- [Set exercise] Quote exactly the lines from the start of the entries to the one with "const SX = 1.25;", both ends included.

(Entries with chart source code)
========================
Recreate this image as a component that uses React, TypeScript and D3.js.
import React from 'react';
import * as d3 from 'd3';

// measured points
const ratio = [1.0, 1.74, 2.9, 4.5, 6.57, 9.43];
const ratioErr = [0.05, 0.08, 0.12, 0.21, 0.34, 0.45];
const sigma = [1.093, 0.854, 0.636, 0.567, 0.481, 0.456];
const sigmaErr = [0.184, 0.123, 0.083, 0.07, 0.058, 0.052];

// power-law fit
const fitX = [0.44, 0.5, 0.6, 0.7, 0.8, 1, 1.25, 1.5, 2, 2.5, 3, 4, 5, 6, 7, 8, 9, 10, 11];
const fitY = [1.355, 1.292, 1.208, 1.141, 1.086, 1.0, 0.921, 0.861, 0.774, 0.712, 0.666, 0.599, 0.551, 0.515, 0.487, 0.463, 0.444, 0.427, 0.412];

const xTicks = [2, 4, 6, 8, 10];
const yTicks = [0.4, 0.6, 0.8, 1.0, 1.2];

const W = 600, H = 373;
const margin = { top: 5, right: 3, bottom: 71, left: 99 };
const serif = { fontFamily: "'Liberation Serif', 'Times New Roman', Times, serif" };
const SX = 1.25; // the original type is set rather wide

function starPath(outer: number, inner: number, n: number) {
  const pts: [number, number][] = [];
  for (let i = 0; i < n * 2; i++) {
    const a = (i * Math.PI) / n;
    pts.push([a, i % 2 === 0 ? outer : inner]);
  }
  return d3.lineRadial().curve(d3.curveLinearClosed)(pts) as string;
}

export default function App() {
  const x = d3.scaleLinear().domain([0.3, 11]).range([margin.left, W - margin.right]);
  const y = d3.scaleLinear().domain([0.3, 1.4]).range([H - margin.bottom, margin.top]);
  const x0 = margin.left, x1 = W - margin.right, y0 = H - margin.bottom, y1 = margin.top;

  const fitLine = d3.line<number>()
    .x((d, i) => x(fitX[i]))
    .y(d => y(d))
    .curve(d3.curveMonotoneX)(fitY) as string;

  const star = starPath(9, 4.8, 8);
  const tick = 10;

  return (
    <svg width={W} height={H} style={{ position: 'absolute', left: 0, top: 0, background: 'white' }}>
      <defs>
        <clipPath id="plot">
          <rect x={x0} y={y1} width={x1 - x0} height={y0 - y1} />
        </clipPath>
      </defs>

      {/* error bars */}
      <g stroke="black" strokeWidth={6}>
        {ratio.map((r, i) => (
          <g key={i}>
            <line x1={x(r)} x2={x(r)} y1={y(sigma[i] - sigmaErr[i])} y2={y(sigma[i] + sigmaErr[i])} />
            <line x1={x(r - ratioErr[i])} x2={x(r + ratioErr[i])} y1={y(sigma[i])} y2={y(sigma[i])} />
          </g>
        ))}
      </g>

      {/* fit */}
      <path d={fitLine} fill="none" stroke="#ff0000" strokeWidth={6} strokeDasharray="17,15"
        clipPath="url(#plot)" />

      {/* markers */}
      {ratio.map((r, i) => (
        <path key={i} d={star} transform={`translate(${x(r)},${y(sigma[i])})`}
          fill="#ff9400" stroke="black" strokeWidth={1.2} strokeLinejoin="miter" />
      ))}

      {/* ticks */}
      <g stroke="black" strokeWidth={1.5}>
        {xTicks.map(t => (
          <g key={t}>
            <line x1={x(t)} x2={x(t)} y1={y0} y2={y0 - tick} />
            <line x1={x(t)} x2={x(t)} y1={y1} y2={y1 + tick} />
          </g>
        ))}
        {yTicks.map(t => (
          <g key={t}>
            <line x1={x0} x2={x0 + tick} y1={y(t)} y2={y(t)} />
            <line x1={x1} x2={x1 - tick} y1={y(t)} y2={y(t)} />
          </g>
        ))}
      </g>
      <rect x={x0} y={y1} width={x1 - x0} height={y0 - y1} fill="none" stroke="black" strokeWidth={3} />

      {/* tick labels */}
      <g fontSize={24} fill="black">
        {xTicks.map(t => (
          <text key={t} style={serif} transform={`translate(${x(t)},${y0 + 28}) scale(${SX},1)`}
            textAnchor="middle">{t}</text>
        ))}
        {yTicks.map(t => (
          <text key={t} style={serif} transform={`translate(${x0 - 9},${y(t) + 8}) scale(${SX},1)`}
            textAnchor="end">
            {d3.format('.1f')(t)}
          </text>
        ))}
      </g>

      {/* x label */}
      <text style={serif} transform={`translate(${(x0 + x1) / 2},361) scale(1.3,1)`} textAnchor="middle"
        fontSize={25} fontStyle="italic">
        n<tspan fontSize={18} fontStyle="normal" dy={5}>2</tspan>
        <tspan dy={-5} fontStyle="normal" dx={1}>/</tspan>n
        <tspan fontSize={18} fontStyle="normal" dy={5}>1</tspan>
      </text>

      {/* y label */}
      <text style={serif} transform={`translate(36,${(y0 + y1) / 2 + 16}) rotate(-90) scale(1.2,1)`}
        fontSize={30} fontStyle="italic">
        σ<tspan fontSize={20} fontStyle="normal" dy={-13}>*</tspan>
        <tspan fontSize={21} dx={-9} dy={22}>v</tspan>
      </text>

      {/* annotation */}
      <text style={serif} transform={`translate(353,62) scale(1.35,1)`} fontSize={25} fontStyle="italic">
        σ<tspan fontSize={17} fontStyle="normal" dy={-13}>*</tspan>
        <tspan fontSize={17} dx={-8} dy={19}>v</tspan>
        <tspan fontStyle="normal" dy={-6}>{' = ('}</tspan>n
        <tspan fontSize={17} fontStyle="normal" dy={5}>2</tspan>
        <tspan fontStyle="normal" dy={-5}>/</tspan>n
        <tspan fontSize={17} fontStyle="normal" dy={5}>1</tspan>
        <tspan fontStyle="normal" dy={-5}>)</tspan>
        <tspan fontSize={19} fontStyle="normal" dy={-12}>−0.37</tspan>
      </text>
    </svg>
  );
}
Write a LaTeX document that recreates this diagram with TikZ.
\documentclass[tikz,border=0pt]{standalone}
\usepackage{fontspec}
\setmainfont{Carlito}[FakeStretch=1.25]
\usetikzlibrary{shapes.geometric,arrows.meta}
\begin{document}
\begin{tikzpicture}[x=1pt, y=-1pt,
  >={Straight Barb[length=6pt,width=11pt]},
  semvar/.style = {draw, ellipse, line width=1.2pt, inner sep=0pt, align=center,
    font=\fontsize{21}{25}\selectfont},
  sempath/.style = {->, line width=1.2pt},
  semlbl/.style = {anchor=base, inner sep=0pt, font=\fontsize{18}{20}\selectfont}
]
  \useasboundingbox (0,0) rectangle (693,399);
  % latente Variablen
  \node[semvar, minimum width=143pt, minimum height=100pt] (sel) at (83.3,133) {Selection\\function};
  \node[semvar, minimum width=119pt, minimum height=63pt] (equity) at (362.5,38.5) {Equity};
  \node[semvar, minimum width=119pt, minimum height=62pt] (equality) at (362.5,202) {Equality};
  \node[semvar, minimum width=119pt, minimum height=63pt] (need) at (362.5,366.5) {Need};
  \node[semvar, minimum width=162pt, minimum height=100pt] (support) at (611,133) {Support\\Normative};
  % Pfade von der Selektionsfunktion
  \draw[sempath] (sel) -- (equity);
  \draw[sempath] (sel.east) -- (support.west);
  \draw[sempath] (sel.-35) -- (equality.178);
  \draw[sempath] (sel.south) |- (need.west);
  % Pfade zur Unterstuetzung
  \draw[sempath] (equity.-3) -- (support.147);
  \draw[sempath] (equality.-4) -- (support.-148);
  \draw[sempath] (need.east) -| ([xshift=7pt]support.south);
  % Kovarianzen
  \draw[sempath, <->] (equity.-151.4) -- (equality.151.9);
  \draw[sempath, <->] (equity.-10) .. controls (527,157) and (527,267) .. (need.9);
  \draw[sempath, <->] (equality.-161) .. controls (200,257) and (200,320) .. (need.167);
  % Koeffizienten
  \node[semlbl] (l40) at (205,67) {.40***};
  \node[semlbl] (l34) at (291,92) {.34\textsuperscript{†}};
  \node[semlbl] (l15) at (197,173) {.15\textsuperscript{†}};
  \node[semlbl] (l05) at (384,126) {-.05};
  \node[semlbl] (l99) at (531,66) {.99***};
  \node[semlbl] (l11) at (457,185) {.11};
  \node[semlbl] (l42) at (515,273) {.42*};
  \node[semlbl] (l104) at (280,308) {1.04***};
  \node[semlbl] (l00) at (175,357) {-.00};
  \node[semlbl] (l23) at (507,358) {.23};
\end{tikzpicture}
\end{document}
========================
- [Solved exercise]
Recreate this image as a component that uses React, TypeScript and D3.js.
import React from 'react';
import * as d3 from 'd3';

// measured points
const ratio = [1.0, 1.74, 2.9, 4.5, 6.57, 9.43];
const ratioErr = [0.05, 0.08, 0.12, 0.21, 0.34, 0.45];
const sigma = [1.093, 0.854, 0.636, 0.567, 0.481, 0.456];
const sigmaErr = [0.184, 0.123, 0.083, 0.07, 0.058, 0.052];

// power-law fit
const fitX = [0.44, 0.5, 0.6, 0.7, 0.8, 1, 1.25, 1.5, 2, 2.5, 3, 4, 5, 6, 7, 8, 9, 10, 11];
const fitY = [1.355, 1.292, 1.208, 1.141, 1.086, 1.0, 0.921, 0.861, 0.774, 0.712, 0.666, 0.599, 0.551, 0.515, 0.487, 0.463, 0.444, 0.427, 0.412];

const xTicks = [2, 4, 6, 8, 10];
const yTicks = [0.4, 0.6, 0.8, 1.0, 1.2];

const W = 600, H = 373;
const margin = { top: 5, right: 3, bottom: 71, left: 99 };
const serif = { fontFamily: "'Liberation Serif', 'Times New Roman', Times, serif" };
const SX = 1.25; // the original type is set rather wide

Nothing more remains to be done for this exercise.